The Peace Tower is hit with late afternoon light on Parliament Hill in Ottawa on Wednesday, Oct. 21, 2020. An agreement in principle that will see Ottawa pay billions in compensation to First Nations children harmed by an underfunded child welfare system is set to be announced in Ottawa today. THE CANADIAN PRESS/Sean Kilpatrick

The Peace Tower is hit with late afternoon light on Parliament Hill in Ottawa on Wednesday, Oct. 21, 2020. An agreement in principle that will see Ottawa pay billions in compensation to First Nations children harmed by an underfunded child welfare system is set to be announced in Ottawa today. THE CANADIAN PRESS/Sean Kilpatrick

Parties set to discuss details of Indigenous child welfare settlement

Human rights complaint filed in 2007

OTTAWA — An agreement in principle that will see Ottawa pay billions in compensation to First Nations children harmed by an underfunded child welfare system is set to be announced in Ottawa today.

Sources have confirmed to The Canadian Press that negotiations reached final stages on New Year’s Eve, resulting in an agreement that may finally bring an end to a human rights challenge launched 14 years ago.

The case has been a major sore point in reconciliation efforts with Indigenous Peoples in Canada, as both the former and current federal governments spent millions fighting it in court.
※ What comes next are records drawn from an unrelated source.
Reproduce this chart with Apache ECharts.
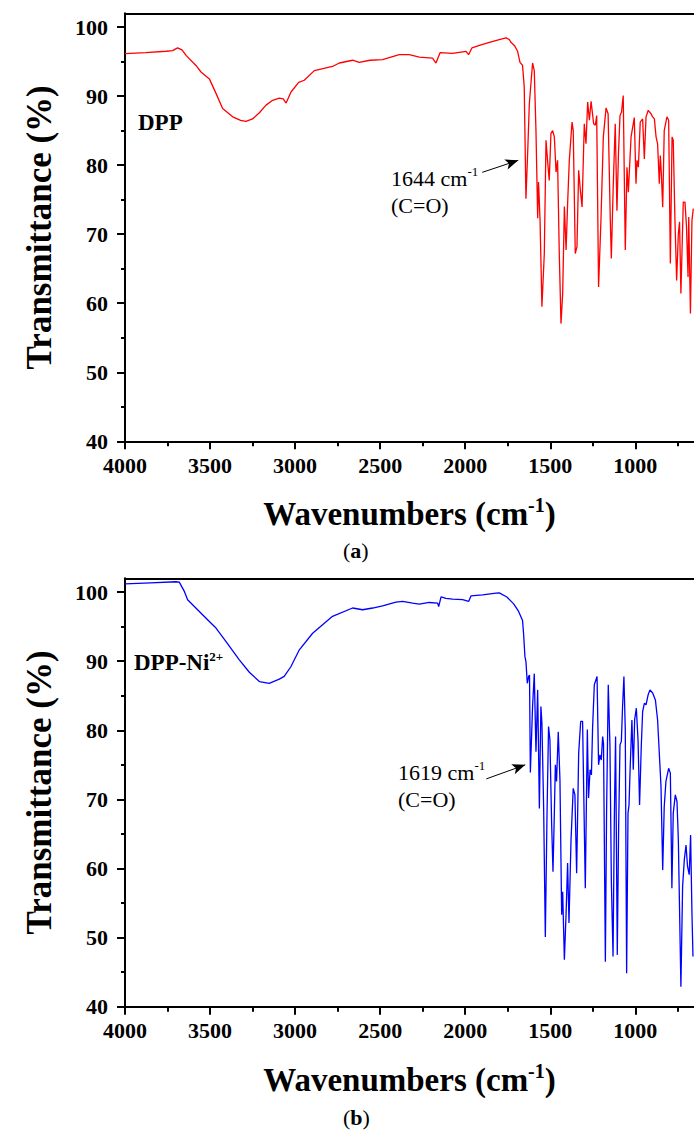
<!DOCTYPE html>
<html><head><meta charset="utf-8">
<script src="https://cdn.jsdelivr.net/npm/echarts@6/dist/echarts.min.js"></script>
<style>html,body{margin:0;padding:0;background:#fff}#c{width:694px;height:1136px}</style>
</head><body><div id="c"></div>
<script>
// ---- DATA ----
const dppWn = [4000,3880,3759,3720,3691,3665,3641,3583,3553,3504,3465,3426,3367,3320,3289,3250,3210,3171,3132,3093,3070,3053,3024,2979,2946,2887,2780,2740,2662,2623,2560,2486,2388,2329,2270,2192,2172,2148,2074,1995,1980,1960,1917,1858,1800,1760,1741,1731,1711,1692,1678,1663,1653,1643,1633,1623,1604,1594,1584,1574,1569,1560,1549,1535,1525,1516,1506,1496,1486,1476,1466,1457,1447,1437,1427,1417,1407,1398,1388,1372,1365,1353,1343,1333,1323,1313,1300,1290,1280,1270,1260,1245,1235,1227,1216,1202,1188,1172,1160,1147,1141,1130,1118,1108,1099,1090,1081,1071,1059,1049,1041,1025,1006,996,990,982,971,957,947,937,924,908,898,888,878,869,859,853,847,839,830,814,804,794,784,777,767,757,747,740,732,718,708,699,690,686,676,667,659];
const dppT = [96.15,96.3,96.5,96.6,97.0,96.7,95.9,94.45,93.5,92.5,90.4,88.2,87.0,86.5,86.35,86.7,87.6,88.7,89.4,89.7,89.6,89.0,90.6,92.0,92.3,93.7,94.3,94.8,95.2,94.9,95.2,95.3,96.0,96.0,95.65,95.5,94.8,96.3,96.2,96.5,96.0,97.0,97.35,97.8,98.2,98.45,98.2,97.8,97.35,96.5,94.9,94.45,91.3,75.15,81.7,88.9,94.8,93.7,85.0,72.3,77.55,72.0,59.5,67.2,83.6,80.7,77.8,84.6,85.0,84.1,79.0,80.7,67.2,57.05,61.4,74.0,67.7,74.4,80.7,86.25,85.05,67.2,68.2,79.25,76.35,73.95,86.0,83.1,89.15,86.5,89.25,86.0,85.8,87.2,62.35,72.0,84.1,88.3,87.45,72.0,66.5,76.8,86.0,73.4,81.7,87.2,87.7,90.1,67.7,79.7,76.1,84.1,86.9,77.3,80.7,79.7,86.25,86.7,80.9,87.0,87.95,87.45,87.0,86.7,84.1,83.1,77.3,81.4,78.8,73.9,85.0,87.0,86.5,65.75,84.1,83.6,72.0,63.3,70.1,71.8,61.4,74.65,74.65,71.0,63.8,72.5,58.5,72.0,73.7];

const niWn = [4000,3850,3700,3681,3651,3632,3563,3504,3465,3406,3328,3269,3210,3152,3093,3064,3025,2975,2897,2780,2662,2603,2544,2486,2407,2368,2309,2270,2211,2162,2156,2142,2113,2074,2015,1980,1966,1898,1819,1800,1755,1715,1686,1663,1657,1649,1643,1635,1627,1622,1617,1604,1594,1584,1574,1564,1555,1549,1539,1529,1519,1510,1502,1492,1484,1476,1470,1463,1453,1443,1433,1427,1417,1407,1398,1390,1378,1365,1355,1345,1333,1321,1310,1294,1282,1275,1266,1258,1251,1241,1225,1216,1208,1200,1192,1187,1176,1169,1159,1149,1141,1131,1123,1116,1106,1098,1090,1082,1075,1067,1059,1051,1043,1037,1030,1020,1012,1004,994,984,975,965,957,947,937,925,914,898,882,869,859,849,839,830,820,804,794,785,777,765,755,747,732,722,712,702,693,683,675,667,661];
const niT = [101.2,101.35,101.5,101.45,100.1,98.9,97.2,95.75,94.8,92.85,90.2,88.4,87.05,86.8,87.4,87.8,89.2,91.65,94.05,96.5,97.7,97.45,97.7,98.0,98.55,98.65,98.4,98.25,98.5,98.4,97.9,99.3,99.1,99.0,98.9,98.65,99.45,99.6,99.85,99.9,99.3,98.3,97.2,95.9,94.05,90.7,89.95,86.8,87.8,88.0,73.9,83.45,88.2,76.9,85.85,68.7,83.45,81.0,68.95,50.1,68.0,80.55,78.6,66.55,59.55,68.0,75.0,72.6,79.8,72.8,53.3,56.65,46.8,53.5,60.8,52.1,64.1,71.6,70.65,59.3,76.7,81.3,81.3,57.15,80.1,70.2,74.3,73.55,80.5,86.6,87.8,75.0,76.45,75.7,79.1,78.1,46.5,68.0,86.6,77.65,58.35,47.25,68.0,79.1,47.5,66.05,77.9,78.4,83.45,87.8,80.1,44.85,68.0,69.2,74.75,81.5,74.3,81.5,83.2,78.6,69.2,77.65,82.7,83.9,83.7,85.1,85.85,85.4,84.4,81.5,76.7,71.85,59.8,68.95,72.6,74.5,73.8,57.15,68.0,70.65,69.7,64.1,42.9,57.4,61.25,63.4,60.3,59.1,64.85,53.5,47.25];

const xMajorTicks = [4000,3500,3000,2500,2000,1500,1000];
const xMinorTicks = [3750,3250,2750,2250,1750,1250,750];
const yMajorTicks = [40,50,60,70,80,90,100];
const yMinorTicks = [45,55,65,75,85,95];
const panelLabels = ['DPP', 'DPP-Ni', '2+'];
const peakLabels = ['1644 cm', '1619 cm', '-1', '(C=O)'];
const arrowDpp = [[1900, 78.96], [1688, 80.7]];
const arrowNi = [[1876, 72.97], [1647, 75.0]];

// ---- CHART ----
const X_MIN = 655, X_MAX = 4000, Y_MIN = 40, Y_MAX = 102;
const SERIF = '"Times New Roman","Liberation Serif",serif';
const BLACK = '#000';

function zip(a, b) { return a.map((v, i) => [v, b[i]]); }
const plain = v => String(v);

const grids = [
  { left: 125, top: 13.3, width: 569, height: 428 },
  { left: 125, top: 578.3, width: 569, height: 428.4 }
];

const xAxes = [], yAxes = [];
grids.forEach((g, gi) => {
  const common = { type: 'value', gridIndex: gi, min: X_MIN, max: X_MAX, inverse: true, splitLine: { show: false } };
  xAxes.push(Object.assign({}, common, {
    position: 'bottom',
    axisLine: { onZero: false, lineStyle: { color: BLACK, width: 2 } },
    axisTick: { customValues: xMajorTicks, length: 8, lineStyle: { color: BLACK, width: 2 } },
    axisLabel: { customValues: xMajorTicks, formatter: plain, margin: 13, color: BLACK, fontFamily: SERIF, fontWeight: 'bold', fontSize: 22 },
    name: '{t|Wavenumbers (cm}{s|-1}{t|)}',
    nameLocation: 'middle', nameGap: 54,
    nameTextStyle: { rich: {
      t: { fontFamily: SERIF, fontWeight: 'bold', fontSize: 33, lineHeight: 38, color: BLACK },
      s: { fontFamily: SERIF, fontWeight: 'bold', fontSize: 20, lineHeight: 19, verticalAlign: 'top', color: BLACK }
    } }
  }));
  xAxes.push(Object.assign({}, common, {
    position: 'bottom',
    axisLine: { show: false, onZero: false },
    axisTick: { customValues: xMinorTicks, length: 5, lineStyle: { color: BLACK, width: 2 } },
    axisLabel: { show: false }
  }));
  xAxes.push(Object.assign({}, common, {
    position: 'top',
    axisLine: { show: true, onZero: false, lineStyle: { color: BLACK, width: 2 } },
    axisTick: { show: false }, axisLabel: { show: false }
  }));
  const ycommon = { type: 'value', gridIndex: gi, min: Y_MIN, max: Y_MAX, splitLine: { show: false } };
  yAxes.push(Object.assign({}, ycommon, {
    position: 'left',
    axisLine: { show: true, onZero: false, lineStyle: { color: BLACK, width: 2 } },
    axisTick: { show: true, customValues: yMajorTicks, length: 8, lineStyle: { color: BLACK, width: 2 } },
    axisLabel: { customValues: yMajorTicks, formatter: plain, margin: 17, color: BLACK, fontFamily: SERIF, fontWeight: 'bold', fontSize: 22 },
    name: 'Transmittance (%)', nameLocation: 'middle', nameRotate: 90, nameGap: 68,
    nameTextStyle: { fontFamily: SERIF, fontWeight: 'bold', fontSize: 35, color: BLACK }
  }));
  yAxes.push(Object.assign({}, ycommon, {
    position: 'left',
    axisLine: { show: false, onZero: false },
    axisTick: { show: true, customValues: yMinorTicks, length: 4, lineStyle: { color: BLACK, width: 2 } },
    axisLabel: { show: false }
  }));
});

function arrowMark(a) {
  return {
    silent: true, animation: false, symbol: ['none', 'arrow'], symbolSize: [8, 13],
    itemStyle: { color: BLACK },
    lineStyle: { color: BLACK, width: 1, type: 'solid' }, label: { show: false },
    emphasis: { disabled: true },
    data: [[{ coord: a[0] }, { coord: a[1] }]]
  };
}

const n22 = { fontFamily: SERIF, fontSize: 22, lineHeight: 26, fill: BLACK, color: BLACK };
function textEl(x, y, text, rich) {
  return { type: 'text', x: x, y: y, silent: true,
    style: { text: text, rich: rich, align: 'left', verticalAlign: 'middle', textAlign: 'left', textVerticalAlign: 'middle', fill: BLACK } };
}

const graphic = [
  textEl(138, 122.5, '{b|' + panelLabels[0] + '}', { b: Object.assign({}, n22, { fontWeight: 'bold', fontSize: 23 }) }),
  textEl(134, 662.5, '{b|' + panelLabels[1] + '}{s|' + panelLabels[2] + '}', {
    b: Object.assign({}, n22, { fontWeight: 'bold', fontSize: 23 }),
    s: { fontFamily: SERIF, fontWeight: 'bold', fontSize: 13, lineHeight: 9, verticalAlign: 'top', fill: BLACK, color: BLACK } }),
  textEl(391, 178, '{n|' + peakLabels[0] + '}{s|' + peakLabels[2] + '}', {
    n: n22, s: { fontFamily: SERIF, fontSize: 13, lineHeight: 19, verticalAlign: 'top', fill: BLACK, color: BLACK } }),
  textEl(391, 205, '{n|' + peakLabels[3] + '}', { n: n22 }),
  textEl(398, 772, '{n|' + peakLabels[1] + '}{s|' + peakLabels[2] + '}', {
    n: n22, s: { fontFamily: SERIF, fontSize: 13, lineHeight: 19, verticalAlign: 'top', fill: BLACK, color: BLACK } }),
  textEl(398, 799, '{n|' + peakLabels[3] + '}', { n: n22 }),
  textEl(343, 550, '{n|(}{b|a}{n|)}', { n: n22, b: Object.assign({}, n22, { fontWeight: 'bold' }) }),
  textEl(343, 1117, '{n|(}{b|b}{n|)}', { n: n22, b: Object.assign({}, n22, { fontWeight: 'bold' }) })
];

const chart = echarts.init(document.getElementById('c'), null, { renderer: 'svg', width: 694, height: 1136 });
chart.setOption({
  animation: false,
  backgroundColor: '#fff',
  grid: grids,
  xAxis: xAxes,
  yAxis: yAxes,
  series: [
    { type: 'line', xAxisIndex: 0, yAxisIndex: 0, data: zip(dppWn, dppT), showSymbol: false, silent: true,
      color: '#ff0000', lineStyle: { color: '#ff0000', width: 1.3 }, markLine: arrowMark(arrowDpp) },
    { type: 'line', xAxisIndex: 3, yAxisIndex: 2, data: zip(niWn, niT), showSymbol: false, silent: true,
      color: '#0000ff', lineStyle: { color: '#0000ff', width: 1.3 }, markLine: arrowMark(arrowNi) }
  ],
  graphic: graphic
});
</script></body></html>
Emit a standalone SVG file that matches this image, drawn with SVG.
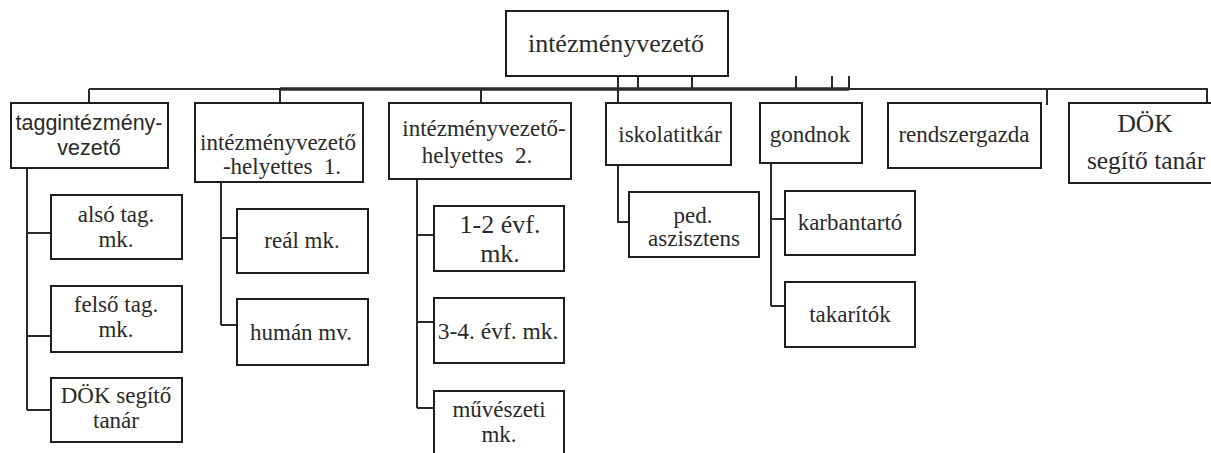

The battle began in 2007 when the First Nations Children and Family Caring Society and the Assembly of First Nations filed a human rights complaint arguing chronic underfunding of child welfare services on reserve was discriminatory when compared to services provided by provincial governments to kids off reserve.

Following multiple unsuccessful court challenges and appeals by the former Conservative government, the complaint was heard by the Canadian Human Rights Commission in 2013 and 2014.

In 2016, the tribunal ruled the federal government had discriminated against First Nations children.